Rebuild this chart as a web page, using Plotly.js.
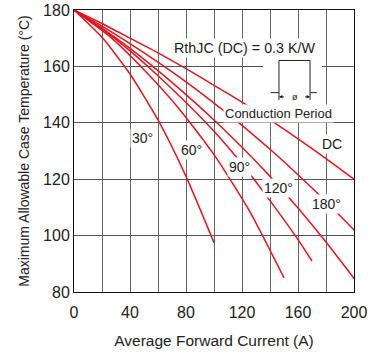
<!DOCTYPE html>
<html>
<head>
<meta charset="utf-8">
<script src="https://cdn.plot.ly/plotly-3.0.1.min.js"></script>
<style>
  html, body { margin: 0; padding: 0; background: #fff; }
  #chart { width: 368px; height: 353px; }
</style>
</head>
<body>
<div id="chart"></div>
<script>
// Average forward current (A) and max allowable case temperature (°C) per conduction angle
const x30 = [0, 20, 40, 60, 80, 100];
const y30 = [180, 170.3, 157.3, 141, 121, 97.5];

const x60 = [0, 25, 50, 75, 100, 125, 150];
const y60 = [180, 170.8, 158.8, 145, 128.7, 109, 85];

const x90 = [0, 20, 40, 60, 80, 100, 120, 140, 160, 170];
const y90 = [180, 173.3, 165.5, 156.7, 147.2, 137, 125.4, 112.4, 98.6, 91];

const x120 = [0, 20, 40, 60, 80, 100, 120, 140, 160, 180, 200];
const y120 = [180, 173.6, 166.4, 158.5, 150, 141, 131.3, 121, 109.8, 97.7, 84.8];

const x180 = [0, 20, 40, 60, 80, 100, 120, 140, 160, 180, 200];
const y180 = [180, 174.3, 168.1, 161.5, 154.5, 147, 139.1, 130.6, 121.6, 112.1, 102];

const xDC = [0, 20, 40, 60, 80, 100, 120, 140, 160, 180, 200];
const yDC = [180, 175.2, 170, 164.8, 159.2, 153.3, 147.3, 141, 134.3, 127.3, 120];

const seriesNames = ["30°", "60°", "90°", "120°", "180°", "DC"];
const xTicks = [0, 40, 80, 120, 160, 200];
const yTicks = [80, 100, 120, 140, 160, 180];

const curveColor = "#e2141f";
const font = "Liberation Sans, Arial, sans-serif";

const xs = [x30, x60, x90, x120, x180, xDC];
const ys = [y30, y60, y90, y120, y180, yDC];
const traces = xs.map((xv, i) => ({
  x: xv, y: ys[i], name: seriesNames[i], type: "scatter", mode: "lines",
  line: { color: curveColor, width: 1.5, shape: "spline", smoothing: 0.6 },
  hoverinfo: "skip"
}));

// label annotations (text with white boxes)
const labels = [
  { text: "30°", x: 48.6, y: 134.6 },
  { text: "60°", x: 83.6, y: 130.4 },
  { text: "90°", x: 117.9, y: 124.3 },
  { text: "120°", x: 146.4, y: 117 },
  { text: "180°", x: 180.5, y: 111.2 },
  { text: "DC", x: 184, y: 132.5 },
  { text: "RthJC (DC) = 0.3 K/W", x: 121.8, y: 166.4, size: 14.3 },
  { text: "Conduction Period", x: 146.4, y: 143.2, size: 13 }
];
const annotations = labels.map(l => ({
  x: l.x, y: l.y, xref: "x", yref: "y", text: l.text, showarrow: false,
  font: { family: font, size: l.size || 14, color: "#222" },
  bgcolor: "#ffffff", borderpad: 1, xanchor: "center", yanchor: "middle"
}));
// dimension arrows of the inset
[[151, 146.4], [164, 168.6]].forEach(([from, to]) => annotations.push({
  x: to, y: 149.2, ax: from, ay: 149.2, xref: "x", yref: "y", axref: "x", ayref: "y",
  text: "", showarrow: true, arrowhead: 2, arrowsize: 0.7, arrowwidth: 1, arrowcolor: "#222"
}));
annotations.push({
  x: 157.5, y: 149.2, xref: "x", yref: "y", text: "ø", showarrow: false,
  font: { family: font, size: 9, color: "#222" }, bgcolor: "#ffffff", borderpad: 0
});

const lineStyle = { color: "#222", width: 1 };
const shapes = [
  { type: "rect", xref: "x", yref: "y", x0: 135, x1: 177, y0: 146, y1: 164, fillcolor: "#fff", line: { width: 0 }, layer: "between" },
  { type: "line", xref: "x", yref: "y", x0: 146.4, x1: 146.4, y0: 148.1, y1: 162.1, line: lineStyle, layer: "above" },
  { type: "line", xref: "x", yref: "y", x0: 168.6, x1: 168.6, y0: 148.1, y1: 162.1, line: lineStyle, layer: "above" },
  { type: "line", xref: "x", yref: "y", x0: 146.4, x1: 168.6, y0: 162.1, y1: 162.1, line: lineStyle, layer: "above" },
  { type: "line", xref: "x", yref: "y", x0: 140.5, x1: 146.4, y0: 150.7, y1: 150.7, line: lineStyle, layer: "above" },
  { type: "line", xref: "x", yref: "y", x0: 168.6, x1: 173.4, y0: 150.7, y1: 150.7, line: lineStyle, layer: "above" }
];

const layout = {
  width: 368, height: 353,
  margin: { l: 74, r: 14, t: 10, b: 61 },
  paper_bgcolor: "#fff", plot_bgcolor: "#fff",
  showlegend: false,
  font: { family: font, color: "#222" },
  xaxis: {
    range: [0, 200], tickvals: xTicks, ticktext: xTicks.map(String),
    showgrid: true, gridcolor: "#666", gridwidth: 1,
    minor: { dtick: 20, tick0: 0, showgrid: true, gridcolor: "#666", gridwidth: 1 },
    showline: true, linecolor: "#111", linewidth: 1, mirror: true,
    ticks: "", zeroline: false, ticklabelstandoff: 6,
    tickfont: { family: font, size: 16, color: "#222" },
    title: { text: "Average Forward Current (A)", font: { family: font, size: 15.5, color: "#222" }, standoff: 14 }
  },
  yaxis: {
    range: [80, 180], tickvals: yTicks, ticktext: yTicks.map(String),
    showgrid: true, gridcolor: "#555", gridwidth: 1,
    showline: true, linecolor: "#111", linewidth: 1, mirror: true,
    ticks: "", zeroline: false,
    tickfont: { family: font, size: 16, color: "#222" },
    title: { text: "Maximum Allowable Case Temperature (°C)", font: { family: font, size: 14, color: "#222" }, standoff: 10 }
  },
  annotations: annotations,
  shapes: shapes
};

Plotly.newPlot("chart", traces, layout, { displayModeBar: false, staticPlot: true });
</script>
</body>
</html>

---+---

§ **WHAT TO WORK ON**:
Set down the material above as is, without any pictures.

§ **SOLVED EXERCISE**:
Rebuild this chart as a web page, using Plotly.js.
<!DOCTYPE html>
<html>
<head>
<meta charset="utf-8">
<script src="https://cdn.plot.ly/plotly-3.0.1.min.js"></script>
<style>
  html, body { margin: 0; padding: 0; background: #fff; }
  #chart { width: 368px; height: 353px; }
</style>
</head>
<body>
<div id="chart"></div>
<script>
// Average forward current (A) and max allowable case temperature (°C) per conduction angle
const x30 = [0, 20, 40, 60, 80, 100];
const y30 = [180, 170.3, 157.3, 141, 121, 97.5];

const x60 = [0, 25, 50, 75, 100, 125, 150];
const y60 = [180, 170.8, 158.8, 145, 128.7, 109, 85];

const x90 = [0, 20, 40, 60, 80, 100, 120, 140, 160, 170];
const y90 = [180, 173.3, 165.5, 156.7, 147.2, 137, 125.4, 112.4, 98.6, 91];

const x120 = [0, 20, 40, 60, 80, 100, 120, 140, 160, 180, 200];
const y120 = [180, 173.6, 166.4, 158.5, 150, 141, 131.3, 121, 109.8, 97.7, 84.8];

const x180 = [0, 20, 40, 60, 80, 100, 120, 140, 160, 180, 200];
const y180 = [180, 174.3, 168.1, 161.5, 154.5, 147, 139.1, 130.6, 121.6, 112.1, 102];

const xDC = [0, 20, 40, 60, 80, 100, 120, 140, 160, 180, 200];
const yDC = [180, 175.2, 170, 164.8, 159.2, 153.3, 147.3, 141, 134.3, 127.3, 120];

const seriesNames = ["30°", "60°", "90°", "120°", "180°", "DC"];
const xTicks = [0, 40, 80, 120, 160, 200];
const yTicks = [80, 100, 120, 140, 160, 180];

const curveColor = "#e2141f";
const font = "Liberation Sans, Arial, sans-serif";

const xs = [x30, x60, x90, x120, x180, xDC];
const ys = [y30, y60, y90, y120, y180, yDC];
const traces = xs.map((xv, i) => ({
  x: xv, y: ys[i], name: seriesNames[i], type: "scatter", mode: "lines",
  line: { color: curveColor, width: 1.5, shape: "spline", smoothing: 0.6 },
  hoverinfo: "skip"
}));

// label annotations (text with white boxes)
const labels = [
  { text: "30°", x: 48.6, y: 134.6 },
  { text: "60°", x: 83.6, y: 130.4 },
  { text: "90°", x: 117.9, y: 124.3 },
  { text: "120°", x: 146.4, y: 117 },
  { text: "180°", x: 180.5, y: 111.2 },
  { text: "DC", x: 184, y: 132.5 },
  { text: "RthJC (DC) = 0.3 K/W", x: 121.8, y: 166.4, size: 14.3 },
  { text: "Conduction Period", x: 146.4, y: 143.2, size: 13 }
];
const annotations = labels.map(l => ({
  x: l.x, y: l.y, xref: "x", yref: "y", text: l.text, showarrow: false,
  font: { family: font, size: l.size || 14, color: "#222" },
  bgcolor: "#ffffff", borderpad: 1, xanchor: "center", yanchor: "middle"
}));
// dimension arrows of the inset
[[151, 146.4], [164, 168.6]].forEach(([from, to]) => annotations.push({
  x: to, y: 149.2, ax: from, ay: 149.2, xref: "x", yref: "y", axref: "x", ayref: "y",
  text: "", showarrow: true, arrowhead: 2, arrowsize: 0.7, arrowwidth: 1, arrowcolor: "#222"
}));
annotations.push({
  x: 157.5, y: 149.2, xref: "x", yref: "y", text: "ø", showarrow: false,
  font: { family: font, size: 9, color: "#222" }, bgcolor: "#ffffff", borderpad: 0
});

const lineStyle = { color: "#222", width: 1 };
const shapes = [
  { type: "rect", xref: "x", yref: "y", x0: 135, x1: 177, y0: 146, y1: 164, fillcolor: "#fff", line: { width: 0 }, layer: "between" },
  { type: "line", xref: "x", yref: "y", x0: 146.4, x1: 146.4, y0: 148.1, y1: 162.1, line: lineStyle, layer: "above" },
  { type: "line", xref: "x", yref: "y", x0: 168.6, x1: 168.6, y0: 148.1, y1: 162.1, line: lineStyle, layer: "above" },
  { type: "line", xref: "x", yref: "y", x0: 146.4, x1: 168.6, y0: 162.1, y1: 162.1, line: lineStyle, layer: "above" },
  { type: "line", xref: "x", yref: "y", x0: 140.5, x1: 146.4, y0: 150.7, y1: 150.7, line: lineStyle, layer: "above" },
  { type: "line", xref: "x", yref: "y", x0: 168.6, x1: 173.4, y0: 150.7, y1: 150.7, line: lineStyle, layer: "above" }
];

const layout = {
  width: 368, height: 353,
  margin: { l: 74, r: 14, t: 10, b: 61 },
  paper_bgcolor: "#fff", plot_bgcolor: "#fff",
  showlegend: false,
  font: { family: font, color: "#222" },
  xaxis: {
    range: [0, 200], tickvals: xTicks, ticktext: xTicks.map(String),
    showgrid: true, gridcolor: "#666", gridwidth: 1,
    minor: { dtick: 20, tick0: 0, showgrid: true, gridcolor: "#666", gridwidth: 1 },
    showline: true, linecolor: "#111", linewidth: 1, mirror: true,
    ticks: "", zeroline: false, ticklabelstandoff: 6,
    tickfont: { family: font, size: 16, color: "#222" },
    title: { text: "Average Forward Current (A)", font: { family: font, size: 15.5, color: "#222" }, standoff: 14 }
  },
  yaxis: {
    range: [80, 180], tickvals: yTicks, ticktext: yTicks.map(String),
    showgrid: true, gridcolor: "#555", gridwidth: 1,
    showline: true, linecolor: "#111", linewidth: 1, mirror: true,
    ticks: "", zeroline: false,
    tickfont: { family: font, size: 16, color: "#222" },
    title: { text: "Maximum Allowable Case Temperature (°C)", font: { family: font, size: 14, color: "#222" }, standoff: 10 }
  },
  annotations: annotations,
  shapes: shapes
};

Plotly.newPlot("chart", traces, layout, { displayModeBar: false, staticPlot: true });
</script>
</body>
</html>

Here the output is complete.